You have provided expert testimony in more than 30 cases. What drew you to that role?
I should note that most of the time, I provided deposition testimony. Not many cases involve testifying in court.
Antitrust policy and enforcement has been a life-long interest. Between my master’s and PhD, I worked for the antitrust division of the Department of Justice for a number of years. I really enjoyed it. Antitrust cases involve applications of economics where it’s not obvious how to go about finding an answer. And the cases, like the NASCAR case, are consequential. I like grappling with how to present the ideas in a report and the verbal sparring that is part of litigation.
During the time I was a business school dean at Virginia, Chicago, and Yale, I continued to do academic research, but providing testimony was another way to stay connected with economics. And with each case I learned a lot about a specific industry. Over time that made me a better dean. I could relate to students going into those fields. I could talk with senior executives about their industries.
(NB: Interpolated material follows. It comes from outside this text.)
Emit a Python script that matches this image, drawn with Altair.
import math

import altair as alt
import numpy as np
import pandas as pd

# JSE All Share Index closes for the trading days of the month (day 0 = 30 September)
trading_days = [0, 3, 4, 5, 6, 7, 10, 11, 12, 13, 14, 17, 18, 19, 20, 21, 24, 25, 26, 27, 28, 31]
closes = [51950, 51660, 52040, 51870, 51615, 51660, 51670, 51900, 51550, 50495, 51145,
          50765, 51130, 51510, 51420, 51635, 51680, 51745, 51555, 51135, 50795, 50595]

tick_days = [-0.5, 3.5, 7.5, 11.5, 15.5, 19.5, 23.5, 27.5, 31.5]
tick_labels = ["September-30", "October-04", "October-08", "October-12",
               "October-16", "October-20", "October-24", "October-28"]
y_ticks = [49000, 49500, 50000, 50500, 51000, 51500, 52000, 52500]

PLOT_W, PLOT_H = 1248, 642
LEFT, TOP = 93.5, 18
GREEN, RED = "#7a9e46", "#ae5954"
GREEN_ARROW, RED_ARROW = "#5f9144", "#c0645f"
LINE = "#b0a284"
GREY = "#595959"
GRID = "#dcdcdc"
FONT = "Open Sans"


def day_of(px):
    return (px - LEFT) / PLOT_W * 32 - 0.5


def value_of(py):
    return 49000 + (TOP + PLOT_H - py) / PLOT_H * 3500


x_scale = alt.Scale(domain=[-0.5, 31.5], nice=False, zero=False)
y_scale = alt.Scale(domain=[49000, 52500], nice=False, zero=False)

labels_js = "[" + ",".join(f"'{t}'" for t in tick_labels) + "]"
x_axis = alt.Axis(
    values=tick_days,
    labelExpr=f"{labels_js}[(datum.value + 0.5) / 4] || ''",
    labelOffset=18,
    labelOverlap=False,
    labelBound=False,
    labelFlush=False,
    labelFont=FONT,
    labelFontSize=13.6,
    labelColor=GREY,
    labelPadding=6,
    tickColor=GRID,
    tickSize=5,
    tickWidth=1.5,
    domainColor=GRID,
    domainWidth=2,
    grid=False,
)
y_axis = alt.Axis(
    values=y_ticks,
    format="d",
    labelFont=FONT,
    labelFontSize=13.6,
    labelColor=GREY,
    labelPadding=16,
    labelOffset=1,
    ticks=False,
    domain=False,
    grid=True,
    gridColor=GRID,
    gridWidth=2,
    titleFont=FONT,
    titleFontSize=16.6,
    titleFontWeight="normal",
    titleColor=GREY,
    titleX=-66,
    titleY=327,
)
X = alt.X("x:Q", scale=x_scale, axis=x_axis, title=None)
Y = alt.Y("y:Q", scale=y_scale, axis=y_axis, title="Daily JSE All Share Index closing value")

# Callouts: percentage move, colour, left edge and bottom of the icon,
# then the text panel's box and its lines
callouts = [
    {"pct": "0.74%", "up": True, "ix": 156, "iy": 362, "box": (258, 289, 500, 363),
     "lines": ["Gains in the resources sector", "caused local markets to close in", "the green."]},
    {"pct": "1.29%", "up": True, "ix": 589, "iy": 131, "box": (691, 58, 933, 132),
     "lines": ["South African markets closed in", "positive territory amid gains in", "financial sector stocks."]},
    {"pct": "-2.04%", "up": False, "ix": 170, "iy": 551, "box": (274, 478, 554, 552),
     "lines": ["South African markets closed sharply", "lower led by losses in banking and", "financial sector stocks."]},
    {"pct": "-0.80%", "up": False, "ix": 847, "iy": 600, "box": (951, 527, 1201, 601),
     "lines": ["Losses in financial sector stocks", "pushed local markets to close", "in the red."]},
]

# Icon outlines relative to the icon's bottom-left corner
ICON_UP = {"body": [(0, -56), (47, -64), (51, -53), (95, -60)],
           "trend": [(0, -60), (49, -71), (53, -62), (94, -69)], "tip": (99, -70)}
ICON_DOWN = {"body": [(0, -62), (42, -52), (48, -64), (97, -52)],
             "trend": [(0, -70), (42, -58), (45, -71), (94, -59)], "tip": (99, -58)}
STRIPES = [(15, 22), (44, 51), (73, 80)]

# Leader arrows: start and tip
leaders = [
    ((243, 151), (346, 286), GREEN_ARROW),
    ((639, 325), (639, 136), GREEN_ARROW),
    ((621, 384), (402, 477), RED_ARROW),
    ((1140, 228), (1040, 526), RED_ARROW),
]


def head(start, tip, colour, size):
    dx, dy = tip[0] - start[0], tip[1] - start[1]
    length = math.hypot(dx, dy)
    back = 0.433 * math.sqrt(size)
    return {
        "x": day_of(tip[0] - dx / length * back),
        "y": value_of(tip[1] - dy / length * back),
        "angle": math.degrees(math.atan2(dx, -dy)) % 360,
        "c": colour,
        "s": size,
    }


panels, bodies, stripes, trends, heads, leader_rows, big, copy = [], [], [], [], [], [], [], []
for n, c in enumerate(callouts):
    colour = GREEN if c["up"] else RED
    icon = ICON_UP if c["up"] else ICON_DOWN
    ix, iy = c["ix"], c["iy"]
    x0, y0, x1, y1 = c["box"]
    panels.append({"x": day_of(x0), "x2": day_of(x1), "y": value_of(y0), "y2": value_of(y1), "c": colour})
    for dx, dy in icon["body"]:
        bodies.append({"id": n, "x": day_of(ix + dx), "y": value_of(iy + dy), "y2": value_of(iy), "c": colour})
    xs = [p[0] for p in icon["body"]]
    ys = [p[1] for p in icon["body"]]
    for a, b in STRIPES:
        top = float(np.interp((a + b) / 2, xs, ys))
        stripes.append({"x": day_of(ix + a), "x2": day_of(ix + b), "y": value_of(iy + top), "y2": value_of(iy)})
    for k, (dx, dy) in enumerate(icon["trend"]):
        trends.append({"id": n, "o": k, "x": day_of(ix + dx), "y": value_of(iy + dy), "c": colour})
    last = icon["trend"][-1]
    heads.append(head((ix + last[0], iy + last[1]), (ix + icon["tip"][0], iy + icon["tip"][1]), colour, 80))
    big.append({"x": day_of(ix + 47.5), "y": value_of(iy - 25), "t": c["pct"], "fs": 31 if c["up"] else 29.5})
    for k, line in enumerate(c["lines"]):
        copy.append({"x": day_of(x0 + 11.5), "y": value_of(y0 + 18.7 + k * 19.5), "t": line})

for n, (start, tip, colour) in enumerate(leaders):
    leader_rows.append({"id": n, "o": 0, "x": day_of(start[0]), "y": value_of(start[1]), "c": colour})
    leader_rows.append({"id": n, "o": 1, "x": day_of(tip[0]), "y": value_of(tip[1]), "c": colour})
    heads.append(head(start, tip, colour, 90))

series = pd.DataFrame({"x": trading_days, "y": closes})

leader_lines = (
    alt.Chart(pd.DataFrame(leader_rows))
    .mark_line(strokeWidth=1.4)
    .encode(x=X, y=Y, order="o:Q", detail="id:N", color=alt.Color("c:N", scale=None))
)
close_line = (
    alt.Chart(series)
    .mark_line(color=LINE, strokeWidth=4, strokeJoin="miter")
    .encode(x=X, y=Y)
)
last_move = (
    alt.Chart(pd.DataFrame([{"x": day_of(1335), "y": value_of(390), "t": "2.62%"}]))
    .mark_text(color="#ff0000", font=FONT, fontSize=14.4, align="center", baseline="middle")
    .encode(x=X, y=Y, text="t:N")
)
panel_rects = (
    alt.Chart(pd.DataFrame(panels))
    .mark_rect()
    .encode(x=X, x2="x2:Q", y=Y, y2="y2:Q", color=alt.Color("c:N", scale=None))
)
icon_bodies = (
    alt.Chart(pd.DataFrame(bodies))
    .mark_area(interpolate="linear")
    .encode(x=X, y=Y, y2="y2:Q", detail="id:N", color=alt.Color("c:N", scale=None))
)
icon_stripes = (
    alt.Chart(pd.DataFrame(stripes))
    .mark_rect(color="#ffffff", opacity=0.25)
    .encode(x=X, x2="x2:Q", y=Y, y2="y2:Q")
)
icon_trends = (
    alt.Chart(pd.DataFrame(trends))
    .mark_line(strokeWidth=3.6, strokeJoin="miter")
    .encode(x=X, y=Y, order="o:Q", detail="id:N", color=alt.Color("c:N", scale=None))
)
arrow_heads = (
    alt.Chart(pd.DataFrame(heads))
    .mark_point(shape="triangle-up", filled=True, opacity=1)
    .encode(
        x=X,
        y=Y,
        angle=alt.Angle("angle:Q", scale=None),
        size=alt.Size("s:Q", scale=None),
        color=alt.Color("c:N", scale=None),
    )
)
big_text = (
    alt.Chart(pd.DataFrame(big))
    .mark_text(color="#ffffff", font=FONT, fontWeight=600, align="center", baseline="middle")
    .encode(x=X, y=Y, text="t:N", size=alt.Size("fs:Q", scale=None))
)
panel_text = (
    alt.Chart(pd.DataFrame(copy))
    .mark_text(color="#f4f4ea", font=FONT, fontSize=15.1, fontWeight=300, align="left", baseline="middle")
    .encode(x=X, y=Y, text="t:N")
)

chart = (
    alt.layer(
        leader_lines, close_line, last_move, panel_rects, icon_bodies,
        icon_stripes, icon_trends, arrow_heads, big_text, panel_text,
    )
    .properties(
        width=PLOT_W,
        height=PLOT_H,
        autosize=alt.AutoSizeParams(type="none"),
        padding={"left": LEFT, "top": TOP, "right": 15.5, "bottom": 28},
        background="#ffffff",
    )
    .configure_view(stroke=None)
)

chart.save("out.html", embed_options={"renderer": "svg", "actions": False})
You mentioned that you testified in Deflategate. What was the setting and was there an economic issue involved?
I testified at an arbitration hearing requested by the NFL Players Association to contest the NFL’s decision to suspend Tom Brady for four games.
There was no economic issue, just the question of whether the data used by the NFL to demonstrate that the footballs used by the Patriots when they were on offense had been deflated. I presented a statistical technique called difference-in-difference analysis. I corrected for the fact that the Patriots footballs were tested before the Colts footballs. Given that the footballs were brought from the cold into a warm locker room, the timing mattered. The NFL hadn’t accounted for that factor. My bottom line was that the NFL’s findings couldn’t be relied on.
Roger Goodell, the NFL commissioner, presided over the 10-hour hearing. I sat through the whole thing. Except for the time when I testified, I sat right behind Brady. He maintained perfect posture for the whole day. No phone, no texting, no fidgeting, just 100% focused on what was going on. After I testified, Brady thanked me and like Jordan, he exuded charisma, leadership, something that makes you want to do your best.
Of all the cases I’ve been involved with, these two stand out. If anyone had ever asked which two exceptional athletes I’d want to meet, my answer would have been Tom Brady and Michael Jordan.